Michelle Rhee outspoken to the end of her tenure as D.C. schools chancellor

Michelle Rhee outspoken to the end of her tenure as D.C. schools chancellor

Michelle Rhee outspoken to the end of her tenure as D.C. schools chancellor

In one of her last public appearances as D.C. schools chancellor, Michelle A. Rhee took part in a College Board conference at the Washington Hilton.

By Bill Turque
Thursday, October 28, 2010; 9:01 PM
She is D.C. schools chancellor for just one more day, but that didn't stop Michelle A. Rhee from issuing one last warning Thursday, this one to ineffective teachers and the undergraduate education programs that granted them degrees.
"Now we have a new teacher evaluation system where we know who's ineffective, minimally effective and highly effective," she told a hotel ballroom filled with educators attending a College Board forum. "We're going to back-map where they came from, which schools produced these people.
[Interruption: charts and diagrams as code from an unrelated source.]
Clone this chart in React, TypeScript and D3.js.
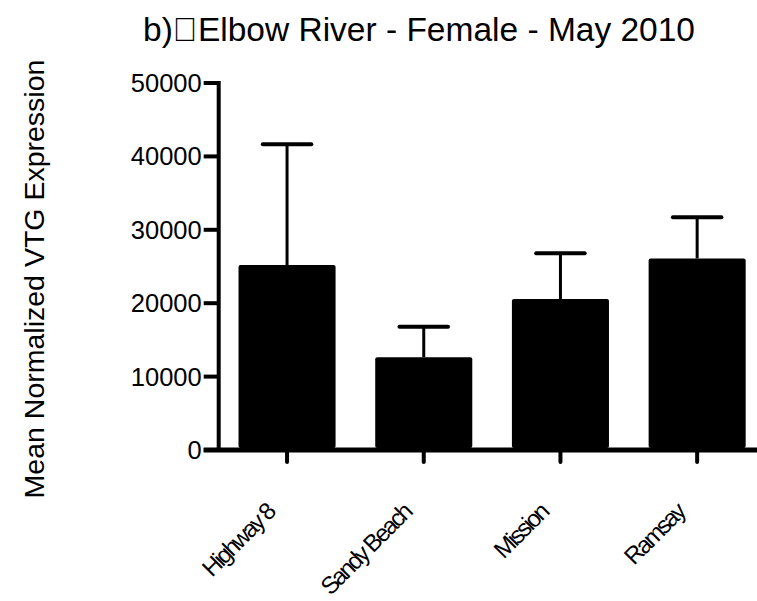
import { useEffect, useRef } from "react";
import * as d3 from "d3";

// Elbow River - Female - May 2010, mean normalized VTG expression by site
const sites = ["Highway 8", "Sandy Beach", "Mission", "Ramsay"];
const means = [25200, 12630, 20570, 26100];
const sems = [16450, 4170, 6230, 5600];
const yTicks = [0, 10000, 20000, 30000, 40000, 50000];

const title = "b)\uE000Elbow River - Female - May 2010";
const yLabel = "Mean Normalized VTG Expression";

export default function App() {
    const svgRef = useRef<SVGSVGElement | null>(null);

    const width = 757;
    const height = 601;
    const font = "'Liberation Sans', Arial, sans-serif";

    useEffect(() => {
        const svgEl = svgRef.current;
        if (!svgEl) return;

        const svg = d3.select(svgEl);
        svg.selectAll("*").remove();

        const axisX = 218.7;
        const axisY = 450;

        const x = d3
            .scaleBand<string>()
            .domain(sites)
            .range([axisX, 765.5])
            .paddingInner(0.29)
            .paddingOuter(0.145);

        const y = d3.scaleLinear().domain([0, 50000]).range([axisY, 83]);

        const rows = sites.map((s, i) => ({ site: s, mean: means[i], sem: sems[i] }));

        // error bars (upper only, lower half hidden by bar)
        const eb = svg.append("g");
        rows.forEach((d) => {
            const cx = (x(d.site) ?? 0) + x.bandwidth() / 2;
            eb.append("line")
                .attr("x1", cx)
                .attr("x2", cx)
                .attr("y1", y(d.mean))
                .attr("y2", y(d.mean + d.sem))
                .attr("stroke", "#000")
                .attr("stroke-width", 3);
            eb.append("line")
                .attr("x1", cx - x.bandwidth() / 4)
                .attr("x2", cx + x.bandwidth() / 4)
                .attr("y1", y(d.mean + d.sem))
                .attr("y2", y(d.mean + d.sem))
                .attr("stroke", "#000")
                .attr("stroke-width", 4)
                .attr("stroke-linecap", "round");
        });

        // bars
        svg.append("g")
            .selectAll("rect")
            .data(rows)
            .join("rect")
            .attr("x", (d) => x(d.site) ?? 0)
            .attr("width", x.bandwidth())
            .attr("y", (d) => y(d.mean))
            .attr("height", (d) => axisY - 2 - y(d.mean))
            .attr("rx", 2)
            .attr("fill", "#000");

        // y axis
        const ya = svg.append("g");
        ya.append("line")
            .attr("x1", axisX)
            .attr("x2", axisX)
            .attr("y1", y(50000) - 2)
            .attr("y2", axisY)
            .attr("stroke", "#000")
            .attr("stroke-width", 4);
        yTicks.forEach((t) => {
            ya.append("line")
                .attr("x1", axisX - 15)
                .attr("x2", axisX)
                .attr("y1", y(t))
                .attr("y2", y(t))
                .attr("stroke", "#000")
                .attr("stroke-width", 4);
            ya.append("text")
                .attr("x", axisX - 17)
                .attr("y", y(t))
                .attr("dy", "0.35em")
                .attr("text-anchor", "end")
                .attr("font-family", font)
                .attr("font-size", 25.5)
                .attr("fill", "#000")
                .text(String(t));
        });

        // x axis
        const xa = svg.append("g");
        xa.append("line")
            .attr("x1", axisX - 15)
            .attr("x2", width)
            .attr("y1", axisY)
            .attr("y2", axisY)
            .attr("stroke", "#000")
            .attr("stroke-width", 5);
        sites.forEach((s) => {
            const cx = (x(s) ?? 0) + x.bandwidth() / 2;
            xa.append("line")
                .attr("x1", cx)
                .attr("x2", cx)
                .attr("y1", axisY)
                .attr("y2", axisY + 12)
                .attr("stroke", "#000")
                .attr("stroke-width", 4)
                .attr("stroke-linecap", "round");
            xa.append("text")
                .attr("transform", `translate(${cx - 11},${axisY + 64}) rotate(-45)`)
                .attr("text-anchor", "end")
                .attr("font-family", font)
                .attr("font-size", 24)
                .attr("letter-spacing", -2.4)
                .attr("fill", "#000")
                .text(s);
        });

        // title
        svg.append("text")
            .attr("x", 143)
            .attr("y", 41)
            .attr("font-family", font)
            .attr("font-size", 33.5)
            .attr("fill", "#000")
            .text(title);

        // y label
        svg.append("text")
            .attr("transform", `translate(44,279) rotate(-90)`)
            .attr("text-anchor", "middle")
            .attr("font-family", font)
            .attr("font-size", 28.5)
            .attr("fill", "#000")
            .text(yLabel);
    }, []);

    return (
        <svg
            ref={svgRef}
            width={width}
            height={height}
            style={{ position: "absolute", left: 0, top: 0, background: "#fff" }}
        />
    );
}
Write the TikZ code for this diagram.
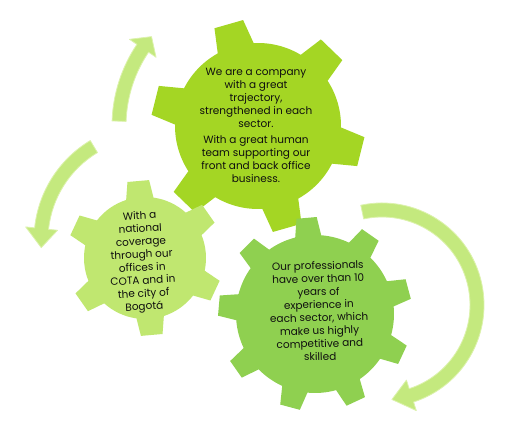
\documentclass[tikz,border=0pt]{standalone}
\usepackage{fontspec}
\setmainfont{Poppins}
\usetikzlibrary{calc}
\definecolor{bigcolor}{RGB}{164,214,36}
\definecolor{leftcolor}{RGB}{192,231,112}
\definecolor{procolor}{RGB}{143,208,80}
\definecolor{arrowcolor}{RGB}{196,233,126}
\definecolor{arrowedge}{RGB}{220,242,172}
\definecolor{textcolor}{RGB}{15,15,15}

% gear: style, center, teeth, first tooth angle, outer r, inner r, outer half angle, inner half angle
\newcommand{\gear}[8]{%
  \fill[#1] ($(#2)+({#4-#8}:#6)$)
    \foreach \k in {1,...,#3} {
      -- ($(#2)+({#4+(\k-1)*360/#3-#7}:#5)$)
      -- ($(#2)+({#4+(\k-1)*360/#3+#7}:#5)$)
      -- ($(#2)+({#4+(\k-1)*360/#3+#8}:#6)$)
      arc[start angle={#4+(\k-1)*360/#3+#8}, end angle={#4+\k*360/#3-#8}, radius={#6*1pt}]
    } -- cycle;
}
% curved arrow: center, radius, start angle, head base angle, tip angle, body half width, head half width
\newcommand{\bentarrow}[7]{%
  \filldraw[arrowbody] ($(#1)+({#3}:{#2+#6})$)
    arc[start angle=#3, end angle=#4, radius={(#2+#6)*1pt}]
    -- ($(#1)+({#4}:{#2+#7})$) -- ($(#1)+({#5}:{#2})$)
    -- ($(#1)+({#4}:{#2-#7})$) -- ($(#1)+({#4}:{#2-#6})$)
    arc[start angle=#4, end angle=#3, radius={(#2-#6)*1pt}] -- cycle;
}

\begin{document}
\begin{tikzpicture}[
    x=1pt, y=1pt,
    arrowbody/.style={fill=arrowcolor, draw=arrowedge, line width=0.8pt, line join=round},
    gtext/.style={align=center, text=textcolor, font=\fontsize{10.5}{13}\selectfont, inner sep=0pt}
]
\useasboundingbox[fill=white] (0,0) rectangle (517,426);

% Gear centres
\coordinate (bigC) at (258,300);
\coordinate (leftC) at (145,168);
\coordinate (proC) at (315,112);

% Gears
\gear{bigcolor}{bigC}{6}{-14}{107}{83}{8}{13}
\gear{leftcolor}{leftC}{6}{35}{78}{61}{8}{13}
\gear{procolor}{proC}{9}{15}{97}{79}{6}{9.5}

% Texts
\node[gtext] (bigTxt) at (256,301) {We are a company\\with a great\\trajectory,\\strengthened in each\\sector.\\[3pt]With a great human\\team supporting our\\front and back office\\business.};
\node[gtext, rotate=3] (leftTxt) at (142,164) {With a\\national\\coverage\\through our\\offices in\\COTA and in\\the city of\\Bogotá};
\node[gtext, rotate=1.5] (proTxt) at (319,115) {Our professionals\\have over than 10\\years of\\experience in\\each sector, which\\make us highly\\competitive and\\skilled};

% Arrows
\bentarrow{bigC}{139}{178}{146}{140}{7}{16}
\bentarrow{150,186}{109}{121}{174}{184}{7}{16}
\bentarrow{382,121}{95}{102}{-72}{-84}{7}{16}

\end{tikzpicture}
\end{document}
And if you are producing ineffective or minimally effective teachers, we're going to send them back to you."
Rhee is exiting the District much as she entered it a more than three years ago: outspoken, impatient, apparently indifferent to the kind of tension and pushback that most in her line of work labor to avoid. What she did here, and how she did it, will be debated for years. But her signature contribution, many supporters and detractors say, was a change in the conversation.